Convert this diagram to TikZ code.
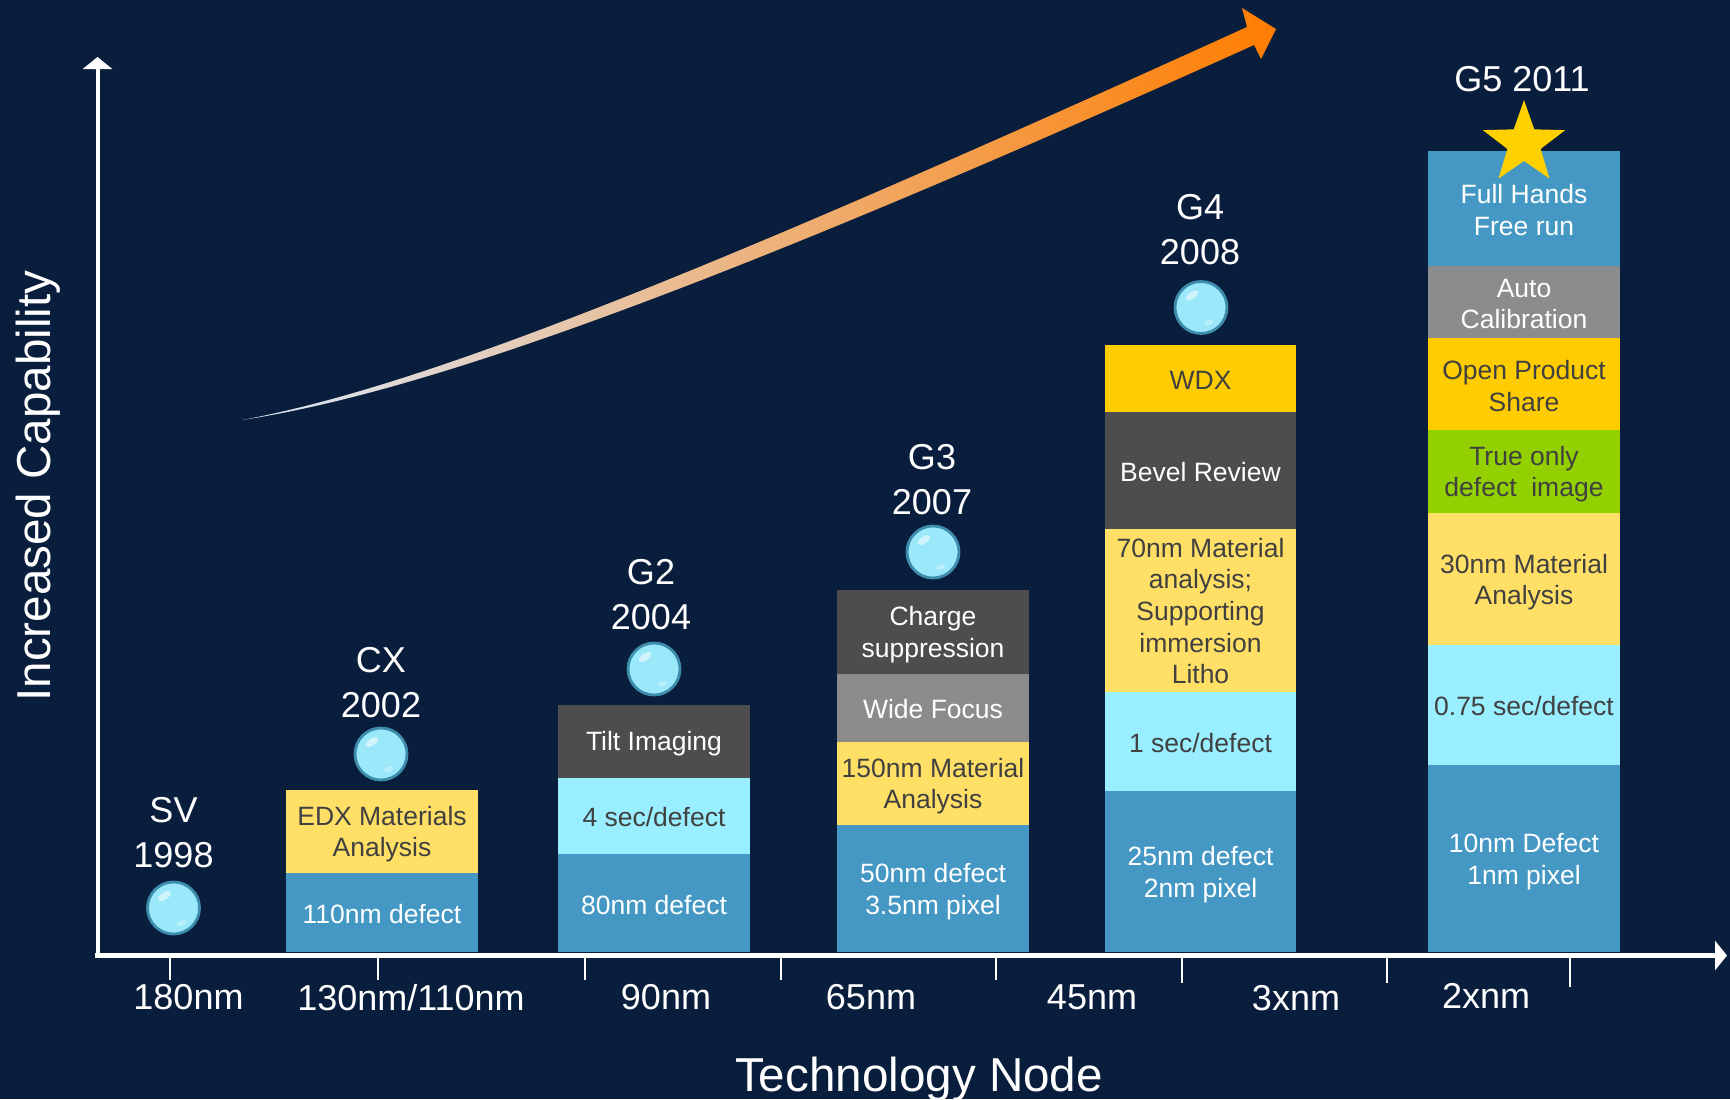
\documentclass[tikz,border=0pt]{standalone}
\usepackage{fontspec}
\setmainfont{Liberation Sans}
\usepackage{tikz}
\usetikzlibrary{arrows.meta}

\definecolor{slidebg}{RGB}{9,30,60}
\definecolor{segblue}{RGB}{70,152,196}
\definecolor{segcyan}{RGB}{153,238,255}
\definecolor{segcream}{RGB}{255,223,102}
\definecolor{seggold}{RGB}{255,204,0}
\definecolor{seggreen}{RGB}{146,208,0}
\definecolor{segdark}{RGB}{77,77,77}
\definecolor{segmid}{RGB}{140,140,140}
\definecolor{inktext}{RGB}{64,64,64}
\definecolor{bubblecyan}{RGB}{155,232,250}
\definecolor{bubbleedge}{RGB}{62,140,172}
\definecolor{trendstart}{RGB}{218,232,250}
\definecolor{trendmid}{RGB}{250,162,72}
\definecolor{trendend}{RGB}{255,125,0}
\definecolor{stargold}{RGB}{255,208,0}

\begin{document}
\begin{tikzpicture}[x=0.5pt,y=0.5pt,yscale=-1,xscale=1,
  bartext/.style={font=\fontsize{13.25}{15.85}\selectfont, align=center, inner sep=0pt, text=inktext},
  barwhite/.style={bartext, text=white},
  genlabel/.style={font=\fontsize{18}{22.5}\selectfont, align=center, inner sep=0pt, text=white},
  nodelabel/.style={font=\fontsize{18}{21.6}\selectfont, anchor=base, inner sep=0pt, text=white},
  axistitle/.style={font=\fontsize{23.8}{28}\selectfont, anchor=base, inner sep=0pt, text=white},
  axisline/.style={draw=white, -{Triangle[length=6pt,width=14.5pt]}},
  tickline/.style={draw=white, line width=1.25pt},
  bubble/.style={circle, fill=bubblecyan, draw=bubbleedge, line width=1.4pt, minimum size=26pt, inner sep=0pt},
  shine/.style={fill=white, opacity=0.55}
]
\useasboundingbox (0,0) rectangle (1730,1099);
\fill[slidebg] (0,0) rectangle (1730,1099);

%Trend arrow, shaded
\shade[left color=trendstart, middle color=trendmid, right color=trendend]
  (242,420) .. controls (420,387) and (697,277) .. (1247,27)
  -- (1242,8) -- (1276,29) -- (1261,59) -- (1254,45)
  .. controls (703,293) and (420,393) .. (242,420) -- cycle ;

%Axes
\coordinate (origin) at (97.5,958);
\coordinate (ytop) at (97.5,57);
\coordinate (xstart) at (95,955.5);
\coordinate (xend) at (1727,955.5);
\draw[axisline, line width=2pt] (origin) -- (ytop);
\draw[axisline, line width=2.5pt] (xstart) -- (xend);
\foreach \tx/\ty in {170/980, 378/980, 585/980, 781/980, 996/980, 1182/983, 1387/983, 1570/987}
  \draw[tickline] (\tx,957) -- (\tx,\ty);

% Bar: CX 2002
\fill[segcream] (286,790) rectangle (478,872.7);
\fill[segblue] (286,872.7) rectangle (478,951.7);
\node[bartext] (cxedx) at (382,834) {EDX Materials\\Analysis};
\node[barwhite] (cxdefect) at (382,914.5) {110nm defect};

% Bar: G2 2004
\fill[segdark] (558,705) rectangle (750,778);
\fill[segcyan] (558,778) rectangle (750,854);
\fill[segblue] (558,854) rectangle (750,952);
\node[barwhite] (gtwotilt) at (654,744) {Tilt Imaging};
\node[bartext] (gtwospeed) at (654,817) {4 sec/defect};
\node[barwhite] (gtwodefect) at (654,905) {80nm defect};

% Bar: G3 2007
\fill[segdark] (837,590) rectangle (1029,674);
\fill[segmid] (837,674) rectangle (1029,742);
\fill[segcream] (837,742) rectangle (1029,825);
\fill[segblue] (837,825) rectangle (1029,952);
\node[barwhite] (gthreecharge) at (933,634.5) {Charge\\suppression};
\node[barwhite] (gthreefocus) at (933,709) {Wide Focus};
\node[bartext] (gthreemat) at (933,786) {150nm Material\\Analysis};
\node[barwhite] (gthreedefect) at (933,891.5) {50nm defect\\3.5nm pixel};

% Bar: G4 2008
\fill[seggold] (1105,345) rectangle (1296,412);
\fill[segdark] (1105,412) rectangle (1296,529);
\fill[segcream] (1105,529) rectangle (1296,692);
\fill[segcyan] (1105,692) rectangle (1296,791);
\fill[segblue] (1105,791) rectangle (1296,952);
\node[bartext] (gfourwdx) at (1200.5,380.5) {WDX};
\node[barwhite] (gfourbevel) at (1200.5,472) {Bevel Review};
\node[bartext] (gfourmat) at (1200.5,611) {70nm Material\\analysis;\\Supporting\\immersion\\Litho};
\node[bartext] (gfourspeed) at (1200.5,743.5) {1 sec/defect};
\node[barwhite] (gfourdefect) at (1200.5,874.5) {25nm defect\\2nm pixel};

% Bar: G5 2011
\fill[segblue] (1428,151) rectangle (1620,266);
\fill[segmid] (1428,266) rectangle (1620,338);
\fill[seggold] (1428,338) rectangle (1620,430);
\fill[seggreen] (1428,430) rectangle (1620,513);
\fill[segcream] (1428,513) rectangle (1620,645);
\fill[segcyan] (1428,645) rectangle (1620,765);
\fill[segblue] (1428,765) rectangle (1620,952);
\node[barwhite] (gfivehands) at (1524,210) {Full Hands\\Free run};
\node[barwhite] (gfivecal) at (1524,304) {Auto\\Calibration};
\node[bartext] (gfiveshare) at (1524,386) {Open Product\\Share};
\node[bartext] (gfivetrue) at (1524,474) {True only\\defect~ image};
\node[bartext] (gfivemat) at (1524,582) {30nm Material\\Analysis};
\node[bartext] (gfivespeed) at (1524,706.5) {0.75 sec/defect};
\node[barwhite] (gfivedefect) at (1524,861.5) {10nm Defect\\1nm pixel};

%Shape: Star
\fill[stargold, shift={(1524,143.5)}] (-90:43.4) -- (-54:17.5) -- (-18:43.4) -- (18:17.5) -- (54:43.4)
  -- (90:17.5) -- (126:43.4) -- (162:17.5) -- (198:43.4) -- (234:17.5) -- cycle ;

%Bubbles
\foreach \nm/\bx/\by in {sv/173.5/908, cx/381/754, gtwo/654/669, gthree/933/552, gfour/1201/307.5} {
  \node[bubble] (bub\nm) at (\bx,\by) {};
  \fill[shine] ([shift={(-9,-12)}]bub\nm.center) ellipse [x radius=7, y radius=3.5, rotate=-35];
  \fill[shine, opacity=0.3] ([shift={(8,15)}]bub\nm.center) ellipse [x radius=5, y radius=2.5, rotate=-20];
}

% Text Node: generations
\node[genlabel] (svlabel) at (173.5,832.6) {SV\\1998};
\node[genlabel] (cxlabel) at (381,682.6) {CX\\2002};
\node[genlabel] (gtwolabel) at (651,594.6) {G2\\2004};
\node[genlabel] (gthreelabel) at (932,479.6) {G3\\2007};
\node[genlabel] (gfourlabel) at (1200,229.6) {G4\\2008};
\node[genlabel] (gfivelabel) at (1522,79.5) {G5 2011};

% Text Node: technology nodes
\node[nodelabel] (nmoneeighty) at (188.5,1009) {180nm};
\node[nodelabel] (nmonethirty) at (411,1010) {130nm/110nm};
\node[nodelabel] (nmninety) at (666,1009) {90nm};
\node[nodelabel] (nmsixtyfive) at (871,1009) {65nm};
\node[nodelabel] (nmfortyfive) at (1092,1009) {45nm};
\node[nodelabel] (nmthreex) at (1296,1010) {3xnm};
\node[nodelabel] (nmtwox) at (1486,1008) {2xnm};

% Text Node: axis titles
\node[axistitle] (xtitle) at (919,1091) {Technology Node};
\node[axistitle, rotate=90] (ytitle) at (50,486) {Increased Capability};

\end{tikzpicture}
\end{document}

##########

Write out the material above once more, exactly as it reads, with no pictures.

Convert this diagram to TikZ code.
\documentclass[tikz,border=0pt]{standalone}
\usepackage{fontspec}
\setmainfont{Liberation Sans}
\usepackage{tikz}
\usetikzlibrary{arrows.meta}

\definecolor{slidebg}{RGB}{9,30,60}
\definecolor{segblue}{RGB}{70,152,196}
\definecolor{segcyan}{RGB}{153,238,255}
\definecolor{segcream}{RGB}{255,223,102}
\definecolor{seggold}{RGB}{255,204,0}
\definecolor{seggreen}{RGB}{146,208,0}
\definecolor{segdark}{RGB}{77,77,77}
\definecolor{segmid}{RGB}{140,140,140}
\definecolor{inktext}{RGB}{64,64,64}
\definecolor{bubblecyan}{RGB}{155,232,250}
\definecolor{bubbleedge}{RGB}{62,140,172}
\definecolor{trendstart}{RGB}{218,232,250}
\definecolor{trendmid}{RGB}{250,162,72}
\definecolor{trendend}{RGB}{255,125,0}
\definecolor{stargold}{RGB}{255,208,0}

\begin{document}
\begin{tikzpicture}[x=0.5pt,y=0.5pt,yscale=-1,xscale=1,
  bartext/.style={font=\fontsize{13.25}{15.85}\selectfont, align=center, inner sep=0pt, text=inktext},
  barwhite/.style={bartext, text=white},
  genlabel/.style={font=\fontsize{18}{22.5}\selectfont, align=center, inner sep=0pt, text=white},
  nodelabel/.style={font=\fontsize{18}{21.6}\selectfont, anchor=base, inner sep=0pt, text=white},
  axistitle/.style={font=\fontsize{23.8}{28}\selectfont, anchor=base, inner sep=0pt, text=white},
  axisline/.style={draw=white, -{Triangle[length=6pt,width=14.5pt]}},
  tickline/.style={draw=white, line width=1.25pt},
  bubble/.style={circle, fill=bubblecyan, draw=bubbleedge, line width=1.4pt, minimum size=26pt, inner sep=0pt},
  shine/.style={fill=white, opacity=0.55}
]
\useasboundingbox (0,0) rectangle (1730,1099);
\fill[slidebg] (0,0) rectangle (1730,1099);

%Trend arrow, shaded
\shade[left color=trendstart, middle color=trendmid, right color=trendend]
  (242,420) .. controls (420,387) and (697,277) .. (1247,27)
  -- (1242,8) -- (1276,29) -- (1261,59) -- (1254,45)
  .. controls (703,293) and (420,393) .. (242,420) -- cycle ;

%Axes
\coordinate (origin) at (97.5,958);
\coordinate (ytop) at (97.5,57);
\coordinate (xstart) at (95,955.5);
\coordinate (xend) at (1727,955.5);
\draw[axisline, line width=2pt] (origin) -- (ytop);
\draw[axisline, line width=2.5pt] (xstart) -- (xend);
\foreach \tx/\ty in {170/980, 378/980, 585/980, 781/980, 996/980, 1182/983, 1387/983, 1570/987}
  \draw[tickline] (\tx,957) -- (\tx,\ty);

% Bar: CX 2002
\fill[segcream] (286,790) rectangle (478,872.7);
\fill[segblue] (286,872.7) rectangle (478,951.7);
\node[bartext] (cxedx) at (382,834) {EDX Materials\\Analysis};
\node[barwhite] (cxdefect) at (382,914.5) {110nm defect};

% Bar: G2 2004
\fill[segdark] (558,705) rectangle (750,778);
\fill[segcyan] (558,778) rectangle (750,854);
\fill[segblue] (558,854) rectangle (750,952);
\node[barwhite] (gtwotilt) at (654,744) {Tilt Imaging};
\node[bartext] (gtwospeed) at (654,817) {4 sec/defect};
\node[barwhite] (gtwodefect) at (654,905) {80nm defect};

% Bar: G3 2007
\fill[segdark] (837,590) rectangle (1029,674);
\fill[segmid] (837,674) rectangle (1029,742);
\fill[segcream] (837,742) rectangle (1029,825);
\fill[segblue] (837,825) rectangle (1029,952);
\node[barwhite] (gthreecharge) at (933,634.5) {Charge\\suppression};
\node[barwhite] (gthreefocus) at (933,709) {Wide Focus};
\node[bartext] (gthreemat) at (933,786) {150nm Material\\Analysis};
\node[barwhite] (gthreedefect) at (933,891.5) {50nm defect\\3.5nm pixel};

% Bar: G4 2008
\fill[seggold] (1105,345) rectangle (1296,412);
\fill[segdark] (1105,412) rectangle (1296,529);
\fill[segcream] (1105,529) rectangle (1296,692);
\fill[segcyan] (1105,692) rectangle (1296,791);
\fill[segblue] (1105,791) rectangle (1296,952);
\node[bartext] (gfourwdx) at (1200.5,380.5) {WDX};
\node[barwhite] (gfourbevel) at (1200.5,472) {Bevel Review};
\node[bartext] (gfourmat) at (1200.5,611) {70nm Material\\analysis;\\Supporting\\immersion\\Litho};
\node[bartext] (gfourspeed) at (1200.5,743.5) {1 sec/defect};
\node[barwhite] (gfourdefect) at (1200.5,874.5) {25nm defect\\2nm pixel};

% Bar: G5 2011
\fill[segblue] (1428,151) rectangle (1620,266);
\fill[segmid] (1428,266) rectangle (1620,338);
\fill[seggold] (1428,338) rectangle (1620,430);
\fill[seggreen] (1428,430) rectangle (1620,513);
\fill[segcream] (1428,513) rectangle (1620,645);
\fill[segcyan] (1428,645) rectangle (1620,765);
\fill[segblue] (1428,765) rectangle (1620,952);
\node[barwhite] (gfivehands) at (1524,210) {Full Hands\\Free run};
\node[barwhite] (gfivecal) at (1524,304) {Auto\\Calibration};
\node[bartext] (gfiveshare) at (1524,386) {Open Product\\Share};
\node[bartext] (gfivetrue) at (1524,474) {True only\\defect~ image};
\node[bartext] (gfivemat) at (1524,582) {30nm Material\\Analysis};
\node[bartext] (gfivespeed) at (1524,706.5) {0.75 sec/defect};
\node[barwhite] (gfivedefect) at (1524,861.5) {10nm Defect\\1nm pixel};

%Shape: Star
\fill[stargold, shift={(1524,143.5)}] (-90:43.4) -- (-54:17.5) -- (-18:43.4) -- (18:17.5) -- (54:43.4)
  -- (90:17.5) -- (126:43.4) -- (162:17.5) -- (198:43.4) -- (234:17.5) -- cycle ;

%Bubbles
\foreach \nm/\bx/\by in {sv/173.5/908, cx/381/754, gtwo/654/669, gthree/933/552, gfour/1201/307.5} {
  \node[bubble] (bub\nm) at (\bx,\by) {};
  \fill[shine] ([shift={(-9,-12)}]bub\nm.center) ellipse [x radius=7, y radius=3.5, rotate=-35];
  \fill[shine, opacity=0.3] ([shift={(8,15)}]bub\nm.center) ellipse [x radius=5, y radius=2.5, rotate=-20];
}

% Text Node: generations
\node[genlabel] (svlabel) at (173.5,832.6) {SV\\1998};
\node[genlabel] (cxlabel) at (381,682.6) {CX\\2002};
\node[genlabel] (gtwolabel) at (651,594.6) {G2\\2004};
\node[genlabel] (gthreelabel) at (932,479.6) {G3\\2007};
\node[genlabel] (gfourlabel) at (1200,229.6) {G4\\2008};
\node[genlabel] (gfivelabel) at (1522,79.5) {G5 2011};

% Text Node: technology nodes
\node[nodelabel] (nmoneeighty) at (188.5,1009) {180nm};
\node[nodelabel] (nmonethirty) at (411,1010) {130nm/110nm};
\node[nodelabel] (nmninety) at (666,1009) {90nm};
\node[nodelabel] (nmsixtyfive) at (871,1009) {65nm};
\node[nodelabel] (nmfortyfive) at (1092,1009) {45nm};
\node[nodelabel] (nmthreex) at (1296,1010) {3xnm};
\node[nodelabel] (nmtwox) at (1486,1008) {2xnm};

% Text Node: axis titles
\node[axistitle] (xtitle) at (919,1091) {Technology Node};
\node[axistitle, rotate=90] (ytitle) at (50,486) {Increased Capability};

\end{tikzpicture}
\end{document}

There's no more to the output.